- [Exercise goal]
Transcribe the material verbatim in full; the pictures do not belong in the copy.

- [Data excerpt]
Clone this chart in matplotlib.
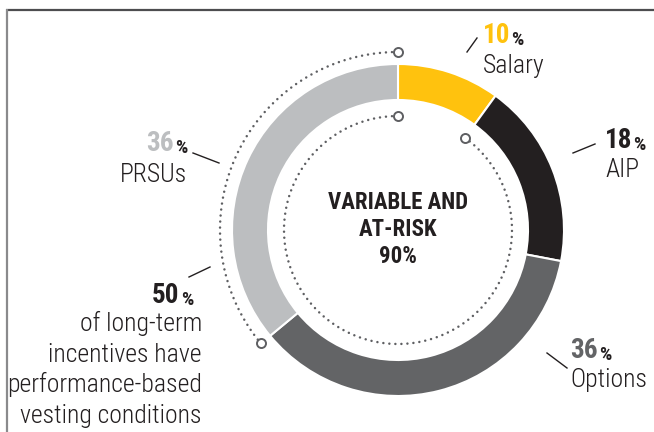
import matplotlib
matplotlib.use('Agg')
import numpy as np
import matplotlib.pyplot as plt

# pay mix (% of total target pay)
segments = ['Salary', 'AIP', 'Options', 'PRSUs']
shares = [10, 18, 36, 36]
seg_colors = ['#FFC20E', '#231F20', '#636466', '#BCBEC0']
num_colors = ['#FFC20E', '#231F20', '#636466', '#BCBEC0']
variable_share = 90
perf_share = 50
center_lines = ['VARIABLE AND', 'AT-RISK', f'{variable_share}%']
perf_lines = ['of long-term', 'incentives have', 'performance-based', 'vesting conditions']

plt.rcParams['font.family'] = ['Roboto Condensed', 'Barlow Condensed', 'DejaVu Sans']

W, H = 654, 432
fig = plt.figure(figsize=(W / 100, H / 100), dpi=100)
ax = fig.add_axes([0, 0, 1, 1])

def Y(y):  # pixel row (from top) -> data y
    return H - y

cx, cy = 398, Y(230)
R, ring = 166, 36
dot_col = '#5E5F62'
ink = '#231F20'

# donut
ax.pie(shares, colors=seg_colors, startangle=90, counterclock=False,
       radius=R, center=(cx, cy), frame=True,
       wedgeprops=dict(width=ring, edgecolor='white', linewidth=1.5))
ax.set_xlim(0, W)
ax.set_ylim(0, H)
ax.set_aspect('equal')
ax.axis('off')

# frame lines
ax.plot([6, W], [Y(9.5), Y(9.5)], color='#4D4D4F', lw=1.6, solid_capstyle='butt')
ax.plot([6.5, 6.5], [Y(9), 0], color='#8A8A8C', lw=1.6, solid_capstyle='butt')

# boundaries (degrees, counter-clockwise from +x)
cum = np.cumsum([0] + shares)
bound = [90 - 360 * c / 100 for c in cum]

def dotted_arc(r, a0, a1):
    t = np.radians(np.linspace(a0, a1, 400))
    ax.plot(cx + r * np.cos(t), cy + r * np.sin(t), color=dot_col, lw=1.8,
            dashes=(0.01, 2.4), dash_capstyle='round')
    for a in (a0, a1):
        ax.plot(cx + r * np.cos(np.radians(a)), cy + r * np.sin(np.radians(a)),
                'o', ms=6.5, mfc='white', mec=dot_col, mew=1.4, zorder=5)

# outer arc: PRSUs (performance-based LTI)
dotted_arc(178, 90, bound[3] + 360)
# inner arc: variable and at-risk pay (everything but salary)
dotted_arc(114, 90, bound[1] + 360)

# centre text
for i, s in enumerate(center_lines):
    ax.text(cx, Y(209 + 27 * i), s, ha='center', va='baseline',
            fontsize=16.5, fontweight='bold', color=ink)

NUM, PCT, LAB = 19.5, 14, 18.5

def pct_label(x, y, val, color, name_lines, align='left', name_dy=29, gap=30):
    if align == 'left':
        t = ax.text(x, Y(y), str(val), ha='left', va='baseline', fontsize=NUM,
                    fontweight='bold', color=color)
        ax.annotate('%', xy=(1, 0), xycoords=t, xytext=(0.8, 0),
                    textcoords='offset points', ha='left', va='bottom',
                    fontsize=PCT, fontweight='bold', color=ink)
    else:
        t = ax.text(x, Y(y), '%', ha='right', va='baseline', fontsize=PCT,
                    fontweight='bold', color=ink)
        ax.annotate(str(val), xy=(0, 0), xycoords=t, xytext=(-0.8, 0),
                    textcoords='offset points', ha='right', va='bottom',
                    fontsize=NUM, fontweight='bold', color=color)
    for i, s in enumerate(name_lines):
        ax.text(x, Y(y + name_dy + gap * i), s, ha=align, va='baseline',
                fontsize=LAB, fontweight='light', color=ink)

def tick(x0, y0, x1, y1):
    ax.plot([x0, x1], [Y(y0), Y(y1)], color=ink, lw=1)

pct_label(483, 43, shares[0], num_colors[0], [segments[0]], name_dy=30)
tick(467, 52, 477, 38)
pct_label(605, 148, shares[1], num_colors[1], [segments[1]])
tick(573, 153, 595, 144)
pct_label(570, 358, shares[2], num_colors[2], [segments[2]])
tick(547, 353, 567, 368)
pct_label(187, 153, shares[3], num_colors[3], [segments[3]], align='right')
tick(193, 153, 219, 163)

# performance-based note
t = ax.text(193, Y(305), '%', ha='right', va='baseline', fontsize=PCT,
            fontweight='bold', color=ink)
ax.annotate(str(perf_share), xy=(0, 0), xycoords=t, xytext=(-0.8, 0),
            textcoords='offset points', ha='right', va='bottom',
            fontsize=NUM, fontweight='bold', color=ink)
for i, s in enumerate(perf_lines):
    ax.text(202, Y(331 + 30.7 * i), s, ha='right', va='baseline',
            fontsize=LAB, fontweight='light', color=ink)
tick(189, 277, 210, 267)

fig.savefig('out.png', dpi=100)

- [Output below]
Clone this chart in matplotlib.
import matplotlib
matplotlib.use('Agg')
import numpy as np
import matplotlib.pyplot as plt

# pay mix (% of total target pay)
segments = ['Salary', 'AIP', 'Options', 'PRSUs']
shares = [10, 18, 36, 36]
seg_colors = ['#FFC20E', '#231F20', '#636466', '#BCBEC0']
num_colors = ['#FFC20E', '#231F20', '#636466', '#BCBEC0']
variable_share = 90
perf_share = 50
center_lines = ['VARIABLE AND', 'AT-RISK', f'{variable_share}%']
perf_lines = ['of long-term', 'incentives have', 'performance-based', 'vesting conditions']

plt.rcParams['font.family'] = ['Roboto Condensed', 'Barlow Condensed', 'DejaVu Sans']

W, H = 654, 432
fig = plt.figure(figsize=(W / 100, H / 100), dpi=100)
ax = fig.add_axes([0, 0, 1, 1])

def Y(y):  # pixel row (from top) -> data y
    return H - y

cx, cy = 398, Y(230)
R, ring = 166, 36
dot_col = '#5E5F62'
ink = '#231F20'

# donut
ax.pie(shares, colors=seg_colors, startangle=90, counterclock=False,
       radius=R, center=(cx, cy), frame=True,
       wedgeprops=dict(width=ring, edgecolor='white', linewidth=1.5))
ax.set_xlim(0, W)
ax.set_ylim(0, H)
ax.set_aspect('equal')
ax.axis('off')

# frame lines
ax.plot([6, W], [Y(9.5), Y(9.5)], color='#4D4D4F', lw=1.6, solid_capstyle='butt')
ax.plot([6.5, 6.5], [Y(9), 0], color='#8A8A8C', lw=1.6, solid_capstyle='butt')

# boundaries (degrees, counter-clockwise from +x)
cum = np.cumsum([0] + shares)
bound = [90 - 360 * c / 100 for c in cum]

def dotted_arc(r, a0, a1):
    t = np.radians(np.linspace(a0, a1, 400))
    ax.plot(cx + r * np.cos(t), cy + r * np.sin(t), color=dot_col, lw=1.8,
            dashes=(0.01, 2.4), dash_capstyle='round')
    for a in (a0, a1):
        ax.plot(cx + r * np.cos(np.radians(a)), cy + r * np.sin(np.radians(a)),
                'o', ms=6.5, mfc='white', mec=dot_col, mew=1.4, zorder=5)

# outer arc: PRSUs (performance-based LTI)
dotted_arc(178, 90, bound[3] + 360)
# inner arc: variable and at-risk pay (everything but salary)
dotted_arc(114, 90, bound[1] + 360)

# centre text
for i, s in enumerate(center_lines):
    ax.text(cx, Y(209 + 27 * i), s, ha='center', va='baseline',
            fontsize=16.5, fontweight='bold', color=ink)

NUM, PCT, LAB = 19.5, 14, 18.5

def pct_label(x, y, val, color, name_lines, align='left', name_dy=29, gap=30):
    if align == 'left':
        t = ax.text(x, Y(y), str(val), ha='left', va='baseline', fontsize=NUM,
                    fontweight='bold', color=color)
        ax.annotate('%', xy=(1, 0), xycoords=t, xytext=(0.8, 0),
                    textcoords='offset points', ha='left', va='bottom',
                    fontsize=PCT, fontweight='bold', color=ink)
    else:
        t = ax.text(x, Y(y), '%', ha='right', va='baseline', fontsize=PCT,
                    fontweight='bold', color=ink)
        ax.annotate(str(val), xy=(0, 0), xycoords=t, xytext=(-0.8, 0),
                    textcoords='offset points', ha='right', va='bottom',
                    fontsize=NUM, fontweight='bold', color=color)
    for i, s in enumerate(name_lines):
        ax.text(x, Y(y + name_dy + gap * i), s, ha=align, va='baseline',
                fontsize=LAB, fontweight='light', color=ink)

def tick(x0, y0, x1, y1):
    ax.plot([x0, x1], [Y(y0), Y(y1)], color=ink, lw=1)

pct_label(483, 43, shares[0], num_colors[0], [segments[0]], name_dy=30)
tick(467, 52, 477, 38)
pct_label(605, 148, shares[1], num_colors[1], [segments[1]])
tick(573, 153, 595, 144)
pct_label(570, 358, shares[2], num_colors[2], [segments[2]])
tick(547, 353, 567, 368)
pct_label(187, 153, shares[3], num_colors[3], [segments[3]], align='right')
tick(193, 153, 219, 163)

# performance-based note
t = ax.text(193, Y(305), '%', ha='right', va='baseline', fontsize=PCT,
            fontweight='bold', color=ink)
ax.annotate(str(perf_share), xy=(0, 0), xycoords=t, xytext=(-0.8, 0),
            textcoords='offset points', ha='right', va='bottom',
            fontsize=NUM, fontweight='bold', color=ink)
for i, s in enumerate(perf_lines):
    ax.text(202, Y(331 + 30.7 * i), s, ha='right', va='baseline',
            fontsize=LAB, fontweight='light', color=ink)
tick(189, 277, 210, 267)

fig.savefig('out.png', dpi=100)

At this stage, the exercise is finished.